Hace un tiempo ya que hago oídos sordos a las personas mayores que yo y dejé de pensar en mi futuro, enfocándome ahora en mi presente. Gracias a la ciencia y la tecnología, hoy en día podemos hacernos una imagen detallada de lo que los años venideros nos deparan y el panorama no es nada alentador. La crisis climática está lejos de resolverse y toda la evidencia apunta a que los milagros de la tecnología no podrán salvarnos. El deterioro ambiental es un reflejo del daño que nos hacemos a nosotros mismos. Al igual que con el cuerpo humano, los avances tecnológicos podrán extender la llegada de “la muerte” por algunos años, creando la ilusión de que en la superficie todo se encuentra bien, pero escondiendo debajo una bomba de tiempo y además aumentando la magnitud de su explosión.
Cómo dijo Einstein: no se puede resolver un problema usando el mismo método por el que fue creado. En lo personal comprendí que la felicidad no se encontraba en lo material. Abandoné mi trabajo corporativo y modifiqué mis costumbres. Ya no invierto tanto dinero en placeres y me preocupo más por mi salud mental y emocional. Es necesario revisar la forma que tenemos de vincularnos con la vida. El trabajo no debe ser un medio sino un fin y mi cuerpo es el único que jamás tendré y es fundamental cuidarlo y protegerlo, incluso de mí mismo.
¿Será posible extrapolar estos conceptos y aplicarlos a nivel político? ¿Será posible modificar el vínculo que la sociedad tiene con la economía y con el planeta Tierra? ¡Si lo es! Existen algunos países que si bien forman parte del orden político moderno se encuentran fuertemente influenciados por sus raíces culturales. Por ejemplo, la agenda política del estado de Bután, donde la filosofía budista es pilar fundamental del gobierno, utiliza índices de felicidad, en vez de económicos, para medir su grado de desarrollo. La constitución de Ecuador concede a la naturaleza, también conocida como Pachamama por las comunidades indígenas que allí habitan, una categoría jurídica, amparándola bajo los mismos derechos que poseen los ciudadanos de su territorio.

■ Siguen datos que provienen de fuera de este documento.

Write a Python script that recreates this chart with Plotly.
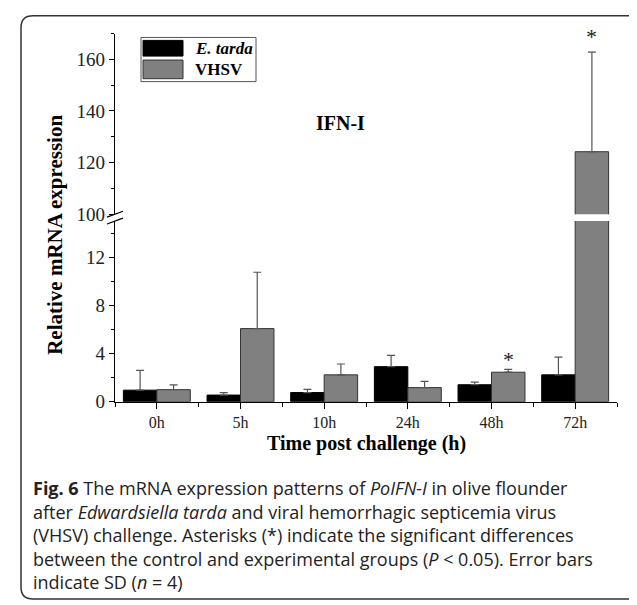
import plotly.graph_objects as go

# ---- data ----
categories = ["0h", "5h", "10h", "24h", "48h", "72h"]
etarda = [0.96, 0.55, 0.76, 2.91, 1.41, 2.23]
etarda_sd = [1.64, 0.21, 0.27, 0.93, 0.22, 1.47]
vhsv = [1.0, 6.07, 2.23, 1.17, 2.45, 124.2]
vhsv_sd = [0.39, 4.68, 0.90, 0.52, 0.24, 38.6]
lower_ticks = [0, 4, 8, 12]
upper_ticks = [100, 120, 140, 160]

W, H = 637, 605
def fx(x): return x / W
def fy(y): return 1 - y / H

SERIF = "Liberation Serif, Times New Roman, serif"
SANS = "Open Sans, Noto Sans, sans-serif"
GRAY = "#808080"
idx = list(range(len(categories)))

fig = go.Figure()
for xa, ya in [("x", "y"), ("x2", "y2")]:
    fig.add_trace(go.Bar(
        x=idx, y=etarda, name="E. tarda", xaxis=xa, yaxis=ya,
        marker=dict(color="black", line=dict(color="black", width=1)),
        error_y=dict(type="data", array=etarda_sd, arrayminus=[0]*6, symmetric=False,
                     color="#555555", thickness=1.2, width=4),
        showlegend=False))
    fig.add_trace(go.Bar(
        x=idx, y=vhsv, name="VHSV", xaxis=xa, yaxis=ya,
        marker=dict(color=GRAY, line=dict(color="#333333", width=1)),
        error_y=dict(type="data", array=vhsv_sd, arrayminus=[0]*6, symmetric=False,
                     color="#555555", thickness=1.2, width=4),
        showlegend=False))

xdom = [fx(107), fx(609)]
common_y = dict(showline=True, linecolor="black", linewidth=1.3, ticks="outside",
                ticklen=5, tickwidth=1.3, tickcolor="black", showgrid=False, zeroline=False,
                tickfont=dict(family=SERIF, size=19, color="#222"))

fig.update_layout(
    width=W, height=H, margin=dict(l=0, r=0, t=0, b=0),
    paper_bgcolor="white", plot_bgcolor="white",
    barmode="group", bargap=0.2, bargroupgap=0,
    xaxis=dict(domain=xdom, range=[-0.5, 5.5], anchor="y",
               tickvals=idx, ticktext=categories, ticks="outside", ticklen=6,
               tickwidth=1.3, tickcolor="black", showline=True, linecolor="black",
               linewidth=1.3, showgrid=False, zeroline=False,
               tickfont=dict(family=SERIF, size=16, color="#222"),
               minor=dict(tickvals=[i - 0.5 for i in range(7)], ticks="outside",
                          ticklen=4, tickwidth=1.3, tickcolor="black")),
    xaxis2=dict(domain=xdom, range=[-0.5, 5.5], anchor="y2", matches="x",
                visible=False),
    yaxis=dict(domain=[fy(401), fy(217)], range=[0, 15], anchor="x",
               tickvals=lower_ticks,
               minor=dict(tickvals=[2, 6, 10, 14], ticks="outside", ticklen=3,
                          tickwidth=1.3, tickcolor="black"),
               **common_y),
    yaxis2=dict(domain=[fy(210), fy(26)], range=[100, 170], anchor="x2",
                tickvals=upper_ticks,
                minor=dict(tickvals=[110, 130, 150, 170], ticks="outside", ticklen=3,
                           tickwidth=1.3, tickcolor="black"),
                **common_y),
)

# outer rounded frame
x0, x1, y0, y1 = fx(13), fx(634), fy(602), fy(8)
rx, ry = 12 / W, 12 / H
path = (f"M {x0+rx},{y1} L {x1-rx},{y1} Q {x1},{y1} {x1},{y1-ry} "
        f"L {x1},{y0+ry} Q {x1},{y0} {x1-rx},{y0} L {x0+rx},{y0} "
        f"Q {x0},{y0} {x0},{y0+ry} L {x0},{y1-ry} Q {x0},{y1} {x0+rx},{y1} Z")
shapes = [dict(type="path", xref="paper", yref="paper", path=path,
               line=dict(color="#333333", width=1.5))]
# axis break marks
for yc in (210, 217):
    shapes.append(dict(type="line", xref="paper", yref="paper",
                       x0=fx(99), y0=fy(yc + 3), x1=fx(115), y1=fy(yc - 3),
                       line=dict(color="black", width=1.3)))
# legend
shapes.append(dict(type="rect", xref="paper", yref="paper",
                   x0=fx(133), x1=fx(248), y0=fy(75), y1=fy(30),
                   line=dict(color="#555555", width=1)))
shapes.append(dict(type="rect", xref="paper", yref="paper",
                   x0=fx(135), x1=fx(175), y0=fy(49), y1=fy(33),
                   fillcolor="black", line=dict(color="black", width=1)))
shapes.append(dict(type="rect", xref="paper", yref="paper",
                   x0=fx(135), x1=fx(175), y0=fy(72), y1=fy(53),
                   fillcolor=GRAY, line=dict(color="#333333", width=1)))
fig.update_layout(shapes=shapes)

ann = []
ann.append(dict(xref="paper", yref="paper", x=fx(185), y=fy(41), text="<b><i>E. tarda</i></b>",
                showarrow=False, xanchor="left", yanchor="middle",
                font=dict(family=SERIF, size=17, color="black")))
ann.append(dict(xref="paper", yref="paper", x=fx(185), y=fy(63), text="<b>VHSV</b>",
                showarrow=False, xanchor="left", yanchor="middle",
                font=dict(family=SERIF, size=17, color="black")))
ann.append(dict(xref="paper", yref="paper", x=fx(332), y=fy(117), text="<b>IFN-I</b>",
                showarrow=False, xanchor="center", yanchor="middle",
                font=dict(family=SERIF, size=20, color="black")))
# axis titles
ann.append(dict(xref="paper", yref="paper", x=fx(47), y=fy(231),
                text="<b>Relative mRNA expression</b>", textangle=-90,
                showarrow=False, xanchor="center", yanchor="middle",
                font=dict(family=SERIF, size=21, color="black")))
ann.append(dict(xref="paper", yref="paper", x=fx(358), y=fy(444),
                text="<b>Time post challenge (h)</b>",
                showarrow=False, xanchor="center", yanchor="middle",
                font=dict(family=SERIF, size=20, color="black")))
# significance asterisks
ann.append(dict(xref="x", yref="y", x=4.2, y=2.3, text="*", showarrow=False,
                yanchor="bottom", font=dict(family=SERIF, size=22, color="#222")))
ann.append(dict(xref="x2", yref="y2", x=5.2, y=163.2, text="*", showarrow=False,
                yanchor="bottom", font=dict(family=SERIF, size=22, color="#222")))
# caption
caption = [
    "<b>Fig. 6</b> The mRNA expression patterns of <i>PoIFN-I</i> in olive flounder",
    "after <i>Edwardsiella tarda</i> and viral hemorrhagic septicemia virus",
    "(VHSV) challenge. Asterisks (*) indicate the significant differences",
    "between the control and experimental groups (<i>P</i> &lt; 0.05). Error bars",
    "indicate SD (<i>n</i> = 4)",
]
for k, line in enumerate(caption):
    ann.append(dict(xref="paper", yref="paper", x=fx(23), y=fy(489 + 24 * k), text=line,
                    showarrow=False, xanchor="left", yanchor="middle", align="left",
                    font=dict(family=SANS, size=18, color="#222")))
fig.update_layout(annotations=ann)

fig.write_html("out.html")
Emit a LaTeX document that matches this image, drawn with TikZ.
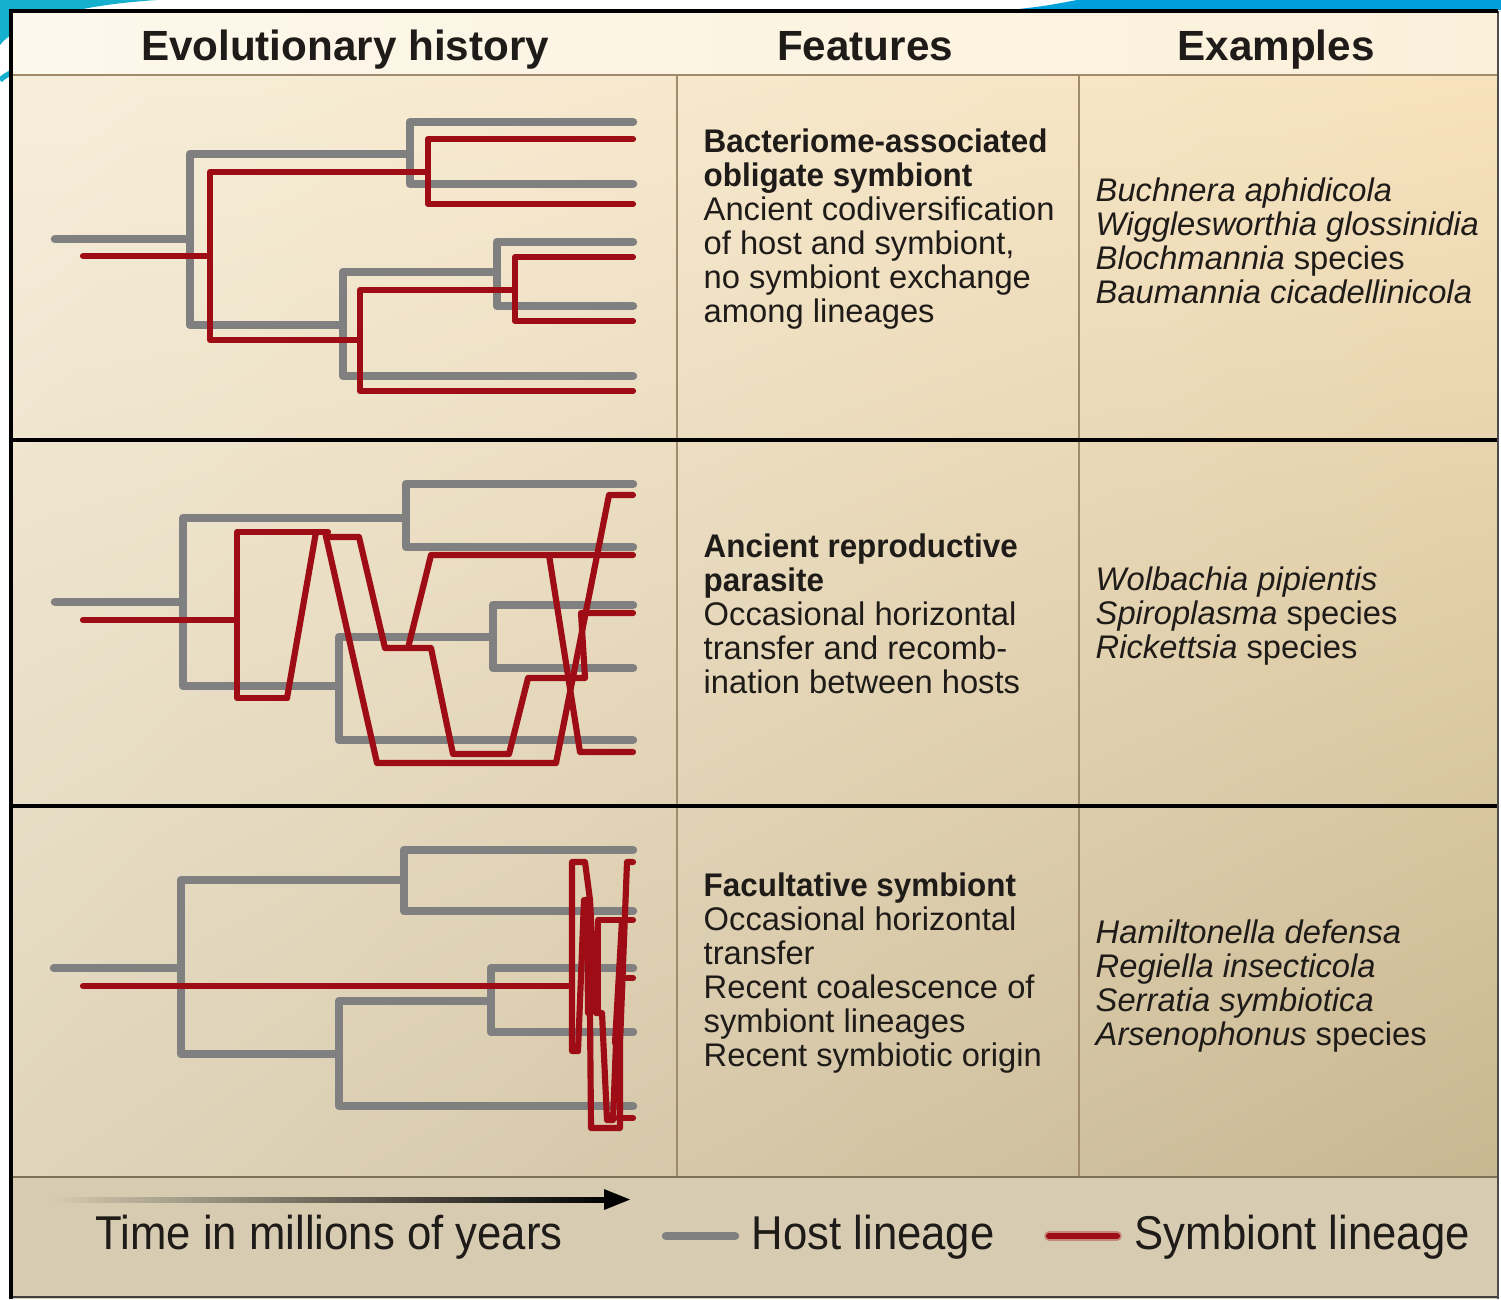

Las antiguas civilizaciones no eran capaces de fabricar autos, enviar mensajes de texto ni viajar al espacio, pero poseían un conocimiento valiosísimo que muchos de nosotros ignoramos, sabían cómo vivir. Quizás sea hora de quitarle el polvo a todos esos libros sagrados que despreciamos por sus incongruencias e integrarlos a los códigos de derecho modernos, adaptando correctamente su contenido. La espiritualidad forma parte de la naturaleza del ser humano, creer en algo superior nos ordena ya que nos otorga un propósito, y el evangelio del dinero ya mucho daño ha causado. Hasta que no dejemos de darle tanta relevancia a conceptos como la propiedad, la industria y el comercio, y empecemos a preocuparnos por lo que de verdad es importante para nosotros, la salud y el bienestar, no seremos capaces de seguir progresando.